In 2000, healthcare was facing tremendous gaps in its workforce. Moreover, the existing healthcare workforce did not adequately reflect the tremendous cultural and linguistic diversity of communities that our healthcare institutions were serving. Mirroring the general population throughout the nation, California’s health care consumers were extraordinarily diverse. At the same time, significant disparities existed in the workforce responsible for delivering health care to them. Although they represented more than a third of California’s population, Latinos and African Americans comprised less than 5% of the state’s doctors. Similar data existed for other healthcare professions. Clearly, our state workforce did not represent the rich cultural, ethnic and linguistic diversity of its communities.
We also understood that the reasons for the lack of diversity among California health professionals were complex. A plethora of socioeconomic factors in predominantly disadvantaged African American, Latino, and Native American communities conspired to close doors for students with professional aspirations to pursue careers in the health professions. Public school students in Oakland and Berkeley, for example, struggled daily with the effects of low-performing and poorly resourced schools, limited role models, lack of extracurricular resources, and the stresses of living in neighborhoods with high rates of poverty, crime, violence, and unemployment. For the youth residing in our local disadvantaged communities, homicide was quickly becoming the leading cause of death. Another factor was the well-known “achievement gap.” A 2005 Harvard University study found that just 48 out of 100 freshmen who entered Oakland public high schools graduated. With such poor preparation, it was not surprising that young people from our communities entered college and graduated at much lower rates than other students.

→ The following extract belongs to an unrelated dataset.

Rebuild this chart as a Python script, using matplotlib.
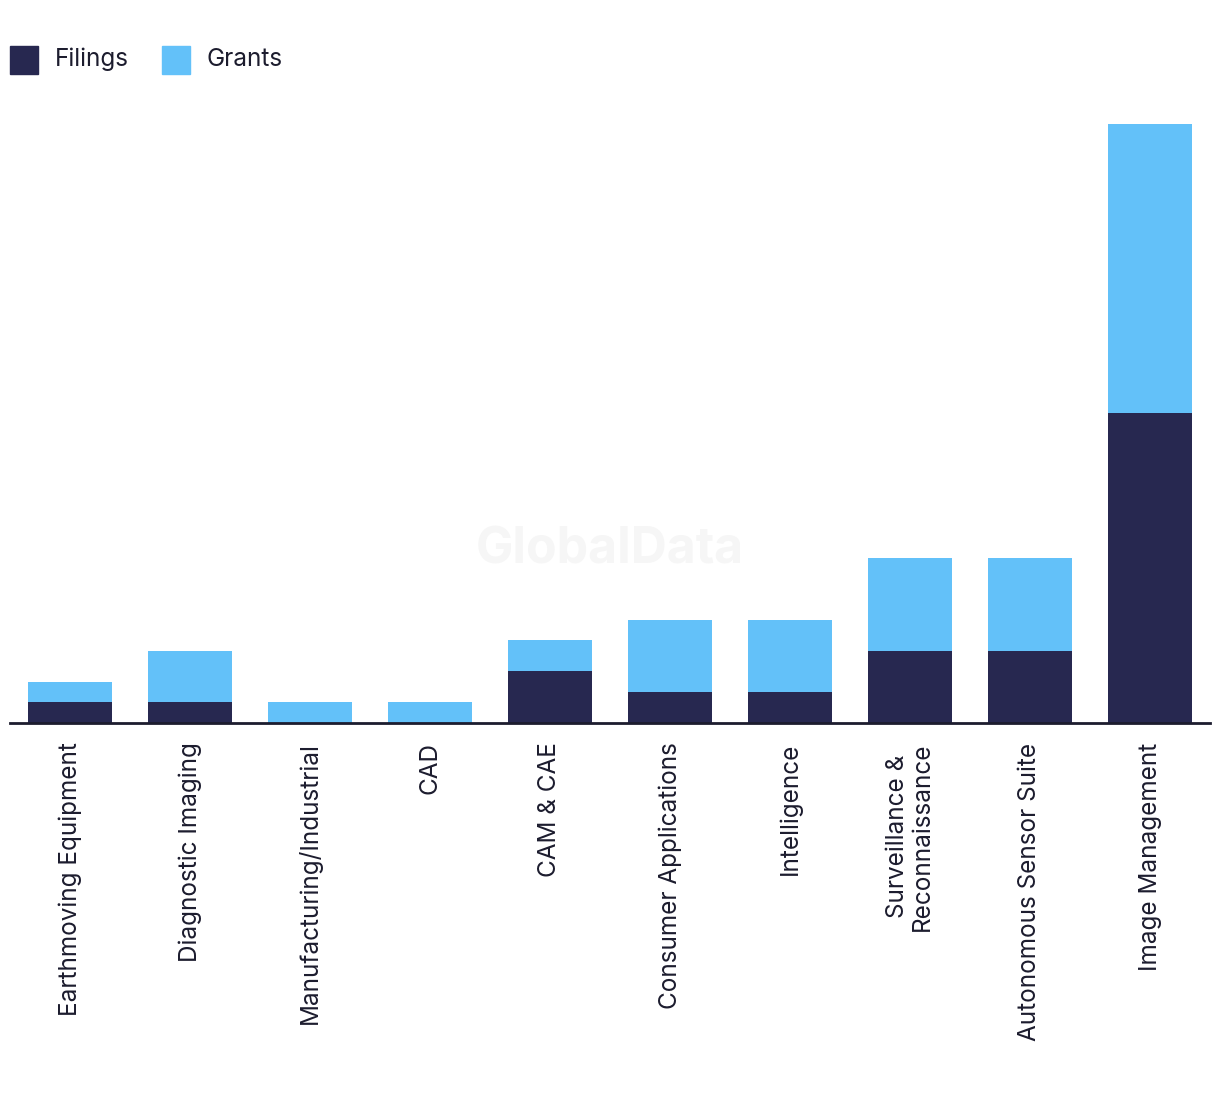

We understood that if health care systems were to become more responsive to the complex needs of its consumers, health providers must appropriately respond to consumers from a broad spectrum of ethnic, racial, linguistic, and cultural backgrounds. A key strategy for increasing cultural competency in health care was to diversify the workforce to better reflect consumers. For this to happen, far more young people who reflected our community’s diversity must graduate high school in good standing and succeed in courses of study culminating in careers that support the health of community members. Results from the first 16 years of FACES for the Future programs have demonstrated that the time to start preparatory efforts is early in high school, if not sooner.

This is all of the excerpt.